According to Allen, “soap operas are full of such character transformations” (p. 515) Characters themselves may change a great deal and also have new relationships to one another: we see this to some extent in Madame Max only she doesn’t change as much in the films as in the books. To sum up, the way the experience works is each new episode is seen against the background of themes that have gone before, p 515 We understand new theme in terms of larger context of themes we’ve experienced.
How far is the Eustace Diamonds material at odds with the rest? (A new set of materials may be introduced so removed or changed, that older viewers stop watching.). I hazard the guess it’s not at odds with many male viewers and also those who take a coarse view of life; it can be connected to the Wharton-Lopez-SextyParker materials. Not an actual soap opera because what was to come would not be rewritten in accordance with audience response. Here the Pallisers departs from Soap operas; it is an analogously faithful adaptation and pre-written, not rehearsed and performed day-by-day (p. 516).
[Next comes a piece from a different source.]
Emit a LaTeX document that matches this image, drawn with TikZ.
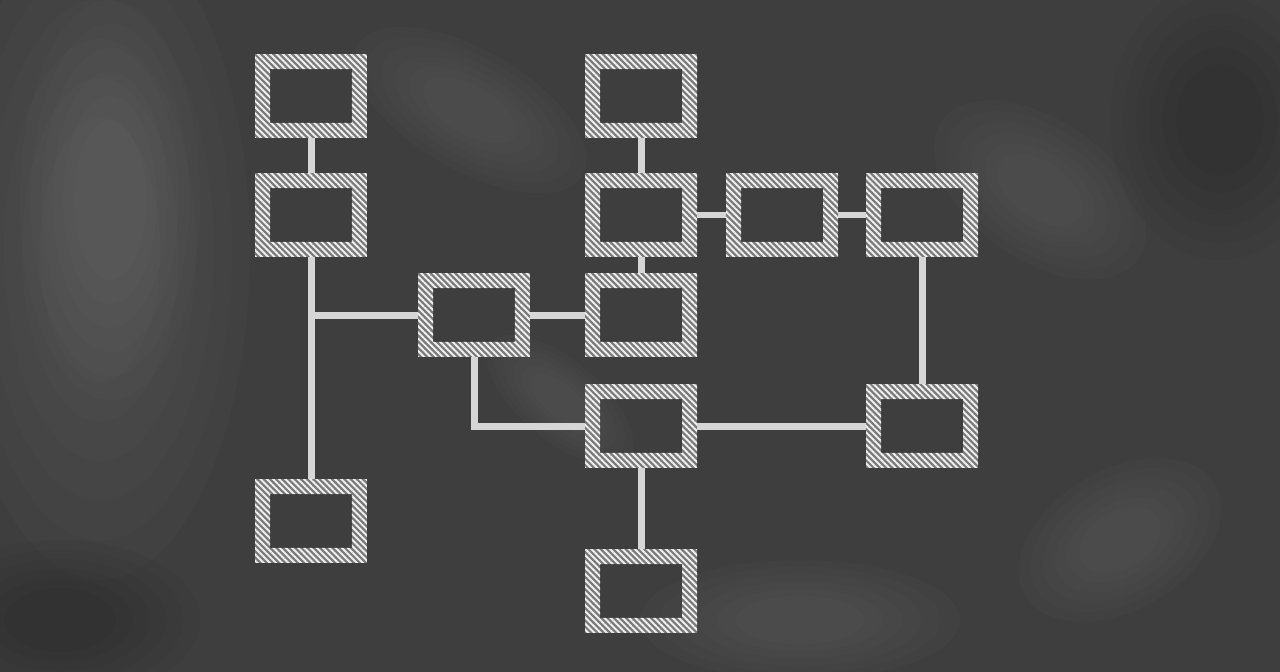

The consequences of action are more important than the action itself (p. 520)
Some small particular matters: the kind of artistry is often theatrical not dramatic, pictorial, and this is perfect for a form where we are not to identify with just one character (p. 144), but the large community of interrelated characters (which by the way is just what is set up in the first part of Cranford).
Perhaps someone should invent a different term for a long-running “mini-series” like The Pallisers and The Forsythe Saga which differentiates them from 5 and 5 part mini-series on the one hand, and years-long series like Upstairs, Downstairs and Coronation Street and The Guiding Light on the other.